» **Given material**:

****************************************

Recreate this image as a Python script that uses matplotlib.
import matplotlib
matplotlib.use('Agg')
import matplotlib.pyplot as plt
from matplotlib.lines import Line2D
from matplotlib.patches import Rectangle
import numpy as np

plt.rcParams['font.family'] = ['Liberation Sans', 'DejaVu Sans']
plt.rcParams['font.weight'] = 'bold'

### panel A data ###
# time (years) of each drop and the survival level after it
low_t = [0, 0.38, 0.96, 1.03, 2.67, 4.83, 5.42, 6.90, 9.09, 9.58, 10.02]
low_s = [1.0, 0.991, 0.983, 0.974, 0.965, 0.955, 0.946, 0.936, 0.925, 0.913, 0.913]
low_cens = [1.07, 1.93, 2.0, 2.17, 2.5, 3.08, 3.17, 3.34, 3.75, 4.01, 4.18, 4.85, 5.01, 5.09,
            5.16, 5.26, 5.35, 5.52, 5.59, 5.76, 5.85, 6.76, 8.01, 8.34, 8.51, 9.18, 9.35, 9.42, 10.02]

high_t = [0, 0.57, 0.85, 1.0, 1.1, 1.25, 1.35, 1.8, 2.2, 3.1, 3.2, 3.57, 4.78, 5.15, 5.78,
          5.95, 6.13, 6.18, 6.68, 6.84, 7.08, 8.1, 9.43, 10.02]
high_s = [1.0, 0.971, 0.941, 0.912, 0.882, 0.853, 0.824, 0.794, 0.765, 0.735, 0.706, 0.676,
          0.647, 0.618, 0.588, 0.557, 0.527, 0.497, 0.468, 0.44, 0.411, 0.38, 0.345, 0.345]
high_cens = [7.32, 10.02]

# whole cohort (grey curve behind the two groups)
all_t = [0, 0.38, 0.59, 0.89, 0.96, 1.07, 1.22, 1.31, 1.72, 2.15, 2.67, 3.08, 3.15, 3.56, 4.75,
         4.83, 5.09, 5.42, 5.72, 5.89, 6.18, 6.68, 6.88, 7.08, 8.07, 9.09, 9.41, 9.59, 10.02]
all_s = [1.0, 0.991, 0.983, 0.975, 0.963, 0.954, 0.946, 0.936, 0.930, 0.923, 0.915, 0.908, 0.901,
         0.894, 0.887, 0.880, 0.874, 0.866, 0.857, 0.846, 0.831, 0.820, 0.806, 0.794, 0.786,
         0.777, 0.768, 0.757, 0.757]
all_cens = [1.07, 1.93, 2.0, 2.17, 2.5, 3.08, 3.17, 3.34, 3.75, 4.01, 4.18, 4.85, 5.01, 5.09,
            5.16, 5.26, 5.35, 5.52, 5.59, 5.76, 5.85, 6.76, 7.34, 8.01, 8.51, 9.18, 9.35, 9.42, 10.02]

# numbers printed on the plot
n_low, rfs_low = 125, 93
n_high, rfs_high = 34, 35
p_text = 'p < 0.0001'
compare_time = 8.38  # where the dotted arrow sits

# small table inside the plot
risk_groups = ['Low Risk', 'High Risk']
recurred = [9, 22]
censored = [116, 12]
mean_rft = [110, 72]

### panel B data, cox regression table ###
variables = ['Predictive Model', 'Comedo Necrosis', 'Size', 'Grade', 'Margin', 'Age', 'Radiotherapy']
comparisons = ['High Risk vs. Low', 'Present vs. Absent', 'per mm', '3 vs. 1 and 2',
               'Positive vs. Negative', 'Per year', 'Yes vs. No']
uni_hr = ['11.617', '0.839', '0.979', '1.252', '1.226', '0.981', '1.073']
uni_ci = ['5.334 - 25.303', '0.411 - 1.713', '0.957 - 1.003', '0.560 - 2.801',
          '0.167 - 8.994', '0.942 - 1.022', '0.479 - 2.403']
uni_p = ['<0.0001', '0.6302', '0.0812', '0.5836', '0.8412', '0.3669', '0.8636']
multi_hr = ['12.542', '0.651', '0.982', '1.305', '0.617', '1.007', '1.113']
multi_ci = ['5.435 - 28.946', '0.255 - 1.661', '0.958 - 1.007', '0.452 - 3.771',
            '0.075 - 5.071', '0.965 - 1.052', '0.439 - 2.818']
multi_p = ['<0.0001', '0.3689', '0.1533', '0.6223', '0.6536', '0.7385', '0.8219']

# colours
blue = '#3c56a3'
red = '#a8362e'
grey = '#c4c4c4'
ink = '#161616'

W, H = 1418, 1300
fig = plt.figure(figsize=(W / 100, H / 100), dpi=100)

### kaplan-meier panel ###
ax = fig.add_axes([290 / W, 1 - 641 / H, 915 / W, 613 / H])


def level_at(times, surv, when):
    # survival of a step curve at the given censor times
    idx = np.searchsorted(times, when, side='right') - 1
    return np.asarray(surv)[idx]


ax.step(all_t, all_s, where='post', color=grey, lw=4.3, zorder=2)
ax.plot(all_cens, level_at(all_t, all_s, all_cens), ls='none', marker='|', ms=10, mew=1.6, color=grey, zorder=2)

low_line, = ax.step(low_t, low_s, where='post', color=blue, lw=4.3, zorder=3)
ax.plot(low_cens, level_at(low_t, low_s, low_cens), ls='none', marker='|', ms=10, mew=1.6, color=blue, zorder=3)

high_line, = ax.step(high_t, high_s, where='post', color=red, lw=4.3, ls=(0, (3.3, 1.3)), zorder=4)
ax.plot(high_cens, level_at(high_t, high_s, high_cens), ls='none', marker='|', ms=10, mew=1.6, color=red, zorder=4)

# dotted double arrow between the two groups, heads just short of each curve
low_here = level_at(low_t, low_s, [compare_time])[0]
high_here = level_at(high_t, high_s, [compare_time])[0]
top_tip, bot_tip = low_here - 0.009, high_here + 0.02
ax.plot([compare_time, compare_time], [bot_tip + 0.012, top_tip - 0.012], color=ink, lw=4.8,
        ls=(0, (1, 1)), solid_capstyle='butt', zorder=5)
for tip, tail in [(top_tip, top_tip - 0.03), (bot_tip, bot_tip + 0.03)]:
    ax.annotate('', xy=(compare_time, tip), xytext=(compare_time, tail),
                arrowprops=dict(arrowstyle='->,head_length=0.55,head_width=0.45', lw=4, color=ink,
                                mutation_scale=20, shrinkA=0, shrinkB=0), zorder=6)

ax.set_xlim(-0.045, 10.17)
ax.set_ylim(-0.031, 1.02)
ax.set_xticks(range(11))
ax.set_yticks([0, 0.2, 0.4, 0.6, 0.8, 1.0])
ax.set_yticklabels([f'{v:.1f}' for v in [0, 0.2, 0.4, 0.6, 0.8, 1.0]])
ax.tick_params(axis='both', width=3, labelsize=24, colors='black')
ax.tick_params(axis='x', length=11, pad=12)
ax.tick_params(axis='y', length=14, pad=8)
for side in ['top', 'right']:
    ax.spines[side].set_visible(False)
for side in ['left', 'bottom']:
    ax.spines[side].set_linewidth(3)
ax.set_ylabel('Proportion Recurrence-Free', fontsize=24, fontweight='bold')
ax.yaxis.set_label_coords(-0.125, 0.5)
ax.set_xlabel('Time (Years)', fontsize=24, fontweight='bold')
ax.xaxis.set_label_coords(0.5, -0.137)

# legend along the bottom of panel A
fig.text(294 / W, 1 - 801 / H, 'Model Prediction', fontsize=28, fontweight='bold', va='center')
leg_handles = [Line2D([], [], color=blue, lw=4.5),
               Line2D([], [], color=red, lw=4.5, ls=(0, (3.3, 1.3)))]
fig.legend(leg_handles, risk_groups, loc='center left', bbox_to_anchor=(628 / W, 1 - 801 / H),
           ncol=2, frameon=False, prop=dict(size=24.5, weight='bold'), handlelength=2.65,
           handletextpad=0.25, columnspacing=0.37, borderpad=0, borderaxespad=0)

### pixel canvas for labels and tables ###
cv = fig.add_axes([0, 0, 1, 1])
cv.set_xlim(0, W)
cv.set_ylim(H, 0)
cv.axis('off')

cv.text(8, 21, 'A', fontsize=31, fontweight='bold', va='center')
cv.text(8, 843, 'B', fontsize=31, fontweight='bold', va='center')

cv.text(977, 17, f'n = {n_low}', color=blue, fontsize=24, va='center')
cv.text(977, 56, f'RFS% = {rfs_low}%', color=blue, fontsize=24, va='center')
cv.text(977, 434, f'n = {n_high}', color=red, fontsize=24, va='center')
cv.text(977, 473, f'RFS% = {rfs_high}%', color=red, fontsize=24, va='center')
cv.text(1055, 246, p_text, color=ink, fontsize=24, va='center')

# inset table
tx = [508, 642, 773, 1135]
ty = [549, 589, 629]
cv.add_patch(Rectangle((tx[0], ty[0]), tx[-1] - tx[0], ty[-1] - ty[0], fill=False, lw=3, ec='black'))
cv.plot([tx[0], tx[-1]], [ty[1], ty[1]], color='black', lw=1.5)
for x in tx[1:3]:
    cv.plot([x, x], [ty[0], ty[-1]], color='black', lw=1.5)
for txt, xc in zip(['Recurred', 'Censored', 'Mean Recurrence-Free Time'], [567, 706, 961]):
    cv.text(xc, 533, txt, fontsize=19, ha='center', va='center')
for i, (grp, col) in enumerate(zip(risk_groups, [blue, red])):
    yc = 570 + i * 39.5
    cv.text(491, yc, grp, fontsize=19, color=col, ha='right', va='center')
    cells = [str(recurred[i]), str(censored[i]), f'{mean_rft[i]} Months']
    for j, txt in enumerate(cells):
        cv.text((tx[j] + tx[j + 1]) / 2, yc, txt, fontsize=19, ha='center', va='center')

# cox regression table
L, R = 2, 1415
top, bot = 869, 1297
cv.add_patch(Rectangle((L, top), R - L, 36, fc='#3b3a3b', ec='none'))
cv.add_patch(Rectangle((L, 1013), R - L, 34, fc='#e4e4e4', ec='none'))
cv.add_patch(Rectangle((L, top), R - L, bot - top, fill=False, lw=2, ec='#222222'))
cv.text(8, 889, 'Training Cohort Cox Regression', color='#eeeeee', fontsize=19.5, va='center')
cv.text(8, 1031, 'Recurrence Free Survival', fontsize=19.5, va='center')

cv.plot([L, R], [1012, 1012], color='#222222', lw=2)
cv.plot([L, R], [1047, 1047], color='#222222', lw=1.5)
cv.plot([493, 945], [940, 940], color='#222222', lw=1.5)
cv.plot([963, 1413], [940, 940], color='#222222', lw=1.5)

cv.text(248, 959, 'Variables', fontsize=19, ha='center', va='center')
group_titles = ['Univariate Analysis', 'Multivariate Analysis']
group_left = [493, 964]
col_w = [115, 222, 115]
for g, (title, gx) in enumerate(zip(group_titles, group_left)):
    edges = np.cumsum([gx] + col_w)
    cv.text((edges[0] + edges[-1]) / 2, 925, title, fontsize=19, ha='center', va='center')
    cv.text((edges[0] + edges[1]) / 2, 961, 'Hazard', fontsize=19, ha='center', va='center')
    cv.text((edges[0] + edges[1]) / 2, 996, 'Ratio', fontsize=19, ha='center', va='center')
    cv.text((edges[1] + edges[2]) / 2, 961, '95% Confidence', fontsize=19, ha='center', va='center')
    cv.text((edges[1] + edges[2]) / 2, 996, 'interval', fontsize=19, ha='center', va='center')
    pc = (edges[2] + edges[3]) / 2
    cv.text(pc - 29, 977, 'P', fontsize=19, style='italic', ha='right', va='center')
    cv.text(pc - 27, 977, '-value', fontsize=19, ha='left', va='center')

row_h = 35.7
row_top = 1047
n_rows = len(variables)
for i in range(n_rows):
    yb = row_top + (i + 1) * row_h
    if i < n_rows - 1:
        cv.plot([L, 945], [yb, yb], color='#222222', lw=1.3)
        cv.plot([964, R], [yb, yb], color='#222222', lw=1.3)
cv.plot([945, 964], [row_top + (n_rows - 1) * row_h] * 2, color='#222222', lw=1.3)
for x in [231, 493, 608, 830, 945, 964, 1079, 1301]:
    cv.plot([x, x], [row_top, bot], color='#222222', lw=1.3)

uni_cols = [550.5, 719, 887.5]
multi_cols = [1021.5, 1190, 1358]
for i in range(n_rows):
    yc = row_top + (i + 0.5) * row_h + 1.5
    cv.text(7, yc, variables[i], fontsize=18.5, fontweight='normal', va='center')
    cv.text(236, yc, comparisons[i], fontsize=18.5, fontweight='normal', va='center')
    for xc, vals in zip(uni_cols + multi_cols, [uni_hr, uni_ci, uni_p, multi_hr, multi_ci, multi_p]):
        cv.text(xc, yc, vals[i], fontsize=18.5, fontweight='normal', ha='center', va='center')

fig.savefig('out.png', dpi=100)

****************************************

» **What you are asked to do**: Set down each line of the material verbatim, from the first line through the line that contains "plt.rcParams['font.weight'] = 'bold'".

» **Right answer**:
Recreate this image as a Python script that uses matplotlib.
import matplotlib
matplotlib.use('Agg')
import matplotlib.pyplot as plt
from matplotlib.lines import Line2D
from matplotlib.patches import Rectangle
import numpy as np

plt.rcParams['font.family'] = ['Liberation Sans', 'DejaVu Sans']
plt.rcParams['font.weight'] = 'bold'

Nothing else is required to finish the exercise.